The tragic highway accident last Friday that killed Susan Tsvangirai and injured her husband, Zimbabwean Prime Minister Morgan Tsvangirai, is under investigation by officials from Tsvangirai's party, the Movement for Democratic Change. Early indications, however, are that the accident was the result of bad luck and worse timing for all involved, not foul play. The bitter irony, as reported in the New York Times, is that the truck that swerved head on into the Tsvangirai's SUV to aovid a pot hole was delivering anti-retroviral drugs for AIDS treatment -- the kind of mission that Tsvangarai has consistently encouraged.
Accidents of this type are horrifyingly frequent across the continent. They are caused by a perfect storm of poor roads, defective vehicles and aggressive or incompetent driving. As a U.S. Dept of Transportation report illustrates, the bloody reality is that while Africa has only 4 percent of the world's vehicles, it accounts for 10 percent of international road fatalities. Compare that to the so-called developed world of Western Europe, the U.S. and Japan, which accounts for only 14 percent of road fatalities despite owning 44 percent of the world's cars. This is a staggering difference. Only the Middle East even comes close to Africa's numbers.

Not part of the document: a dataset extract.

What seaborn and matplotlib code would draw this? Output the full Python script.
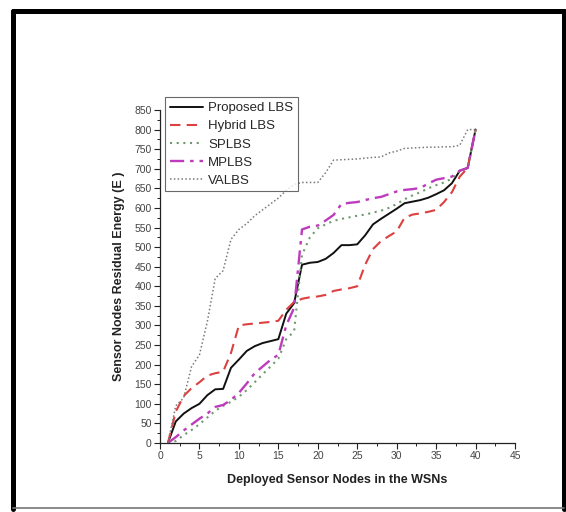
import matplotlib
matplotlib.use("Agg")
import matplotlib.pyplot as plt
from matplotlib.ticker import MultipleLocator
from matplotlib.lines import Line2D
import seaborn as sns
import pandas as pd

nodes = list(range(1, 41))
proposed = [0, 55, 75, 89, 100, 122, 137, 138, 192, 213, 235, 247, 255, 260, 265, 330, 357, 455, 460, 462,
            470, 485, 505, 505, 507, 530, 558, 572, 585, 598, 612, 616, 620, 626, 635, 645, 663, 695, 702, 800]
hybrid = [0, 80, 120, 140, 155, 172, 178, 182, 230, 300, 303, 305, 307, 309, 312, 340, 360, 368, 372, 374,
          378, 388, 392, 395, 400, 455, 495, 515, 528, 540, 575, 583, 586, 590, 595, 615, 640, 680, 702, 800]
splbs = [0, 5, 20, 33, 48, 65, 82, 95, 105, 118, 135, 155, 175, 195, 215, 265, 285, 480, 525, 548,
         558, 567, 572, 576, 580, 583, 588, 593, 600, 610, 622, 632, 640, 650, 658, 665, 675, 695, 702, 800]
mplbs = [0, 15, 32, 47, 62, 75, 92, 97, 110, 128, 152, 178, 195, 212, 225, 300, 345, 545, 552, 555,
         568, 582, 610, 613, 615, 620, 625, 628, 635, 642, 646, 648, 651, 662, 672, 676, 680, 695, 702, 800]
valbs = [0, 95, 115, 195, 225, 310, 420, 440, 520, 545, 560, 580, 595, 610, 625, 645, 660, 665, 665, 665,
         690, 722, 723, 724, 725, 727, 729, 730, 740, 745, 752, 753, 754, 755, 755, 756, 756, 760, 800, 800]

series_names = ["Proposed LBS", "Hybrid LBS", "SPLBS", "MPLBS", "VALBS"]
series_values = [proposed, hybrid, splbs, mplbs, valbs]
x_ticks = [0, 5, 10, 15, 20, 25, 30, 35, 40, 45]
y_ticks = list(range(0, 851, 50))

styles = {
    "Proposed LBS": dict(color="#111111", ls="-", lw=1.4),
    "Hybrid LBS": dict(color="#dc4040", ls=(0, (5, 3)), lw=1.5),
    "SPLBS": dict(color="#6f9a6f", ls=(0, (1, 2.2)), lw=1.5),
    "MPLBS": dict(color="#bd3bbd", ls=(0, (6, 2.5, 1.5, 2.5)), lw=1.7),
    "VALBS": dict(color="#7a7a7a", ls=(0, (1, 1.5)), lw=1.1),
}

sns.set_theme(style="ticks")
plt.rcParams["font.family"] = ["Liberation Sans", "DejaVu Sans"]

fig = plt.figure(figsize=(5.66, 5.12), dpi=100)
ax = fig.add_axes([0.2827, 0.1348, 0.6272, 0.6504])

for name, vals in zip(series_names, series_values):
    df = pd.DataFrame({"x": nodes, "y": vals})
    st = styles[name]
    sns.lineplot(data=df, x="x", y="y", ax=ax, color=st["color"], linestyle=st["ls"],
                 linewidth=st["lw"], label=name, legend=False)

ax.set_xlim(0, 45)
ax.set_ylim(0, 850)
ax.set_xticks(x_ticks)
ax.set_yticks(y_ticks)
ax.xaxis.set_minor_locator(MultipleLocator(2.5))
ax.yaxis.set_minor_locator(MultipleLocator(25))
ax.tick_params(axis="both", which="major", direction="out", length=4, width=0.8,
               labelsize=7.5, labelcolor="#444444", color="#222222", pad=2)
ax.tick_params(axis="both", which="minor", direction="out", length=2, width=0.7, color="#222222")
for s in ["top", "right"]:
    ax.spines[s].set_visible(False)
for s in ["left", "bottom"]:
    ax.spines[s].set_linewidth(0.9)
    ax.spines[s].set_color("#222222")

ax.set_xlabel("Deployed Sensor Nodes in the WSNs", fontsize=9, fontweight="bold", labelpad=9,
              color="#222222")
ax.set_ylabel("Sensor Nodes Residual Energy (E )", fontsize=9, fontweight="bold", labelpad=7,
              color="#222222")

handles = [Line2D([0], [0], color=styles[n]["color"], linestyle=styles[n]["ls"],
                  linewidth=styles[n]["lw"]) for n in series_names]
leg = ax.legend(handles, series_names, loc="upper left", bbox_to_anchor=(0.015, 1.038),
                fontsize=9.5, frameon=True, fancybox=False, handlelength=2.5,
                handletextpad=0.4, labelspacing=0.45, borderpad=0.35, borderaxespad=0)
leg.get_frame().set_edgecolor("#444444")
leg.get_frame().set_linewidth(0.8)

# figure border
fig.add_artist(Line2D([0.023, 0.023], [0.006, 0.9785], transform=fig.transFigure, color="black", lw=3.6))
fig.add_artist(Line2D([0.9965, 0.9965], [0.006, 0.9785], transform=fig.transFigure, color="black", lw=3.6))
fig.add_artist(Line2D([0.023, 0.9965], [0.9785, 0.9785], transform=fig.transFigure, color="black", lw=3.6))
fig.add_artist(Line2D([0.023, 0.9965], [0.008, 0.008], transform=fig.transFigure, color="#777777", lw=1.2))

fig.savefig("out.png", dpi=100)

Most of the horror stories that make the round among colleagues who travel frequently to Africa do not involve crime or exotic diseases. Instead they are tales of near-death experiences involving cars whose engines simply fall out or whose brakes give way, at night while traveling at high speeds on unlit, pot-holed roads. Most of the vehicles one finds in a place like Liberia -- unless you work for the Toyota Land Cruiser-laden U.N. or some well-heeled NGO -- are cast-offs or hand-me-downs from the U.S. or Europe, well past their expiration date before they were ever put into a container and shipped to Monrovia.
The situation has gotten so drastic that the Liberian legislature recommended that no car over 10 years old be imported into the country. Like almost every law in Liberia, people will find ways of skirting it. Meaning Africa will most likely remain at the head of the road-fatality tables for the foreseeable future.
On the other hand, while the chances of dying in a traffic accident in Africa are high, the likelihood of being the victim of a political assassination in Zimbabwe is actually pretty low. According to World Almanac figures (via Wikipedia), modern Zimbabwe has only had one high-profile political assassination of note, back in 1983, and the victim was not even a Zimbabwean citizen.
Of course, road fatalities and political assassinations are both seriously under-reported. That should give pause to both Zimbabwe's motorists as well as opponents of President Mugabe.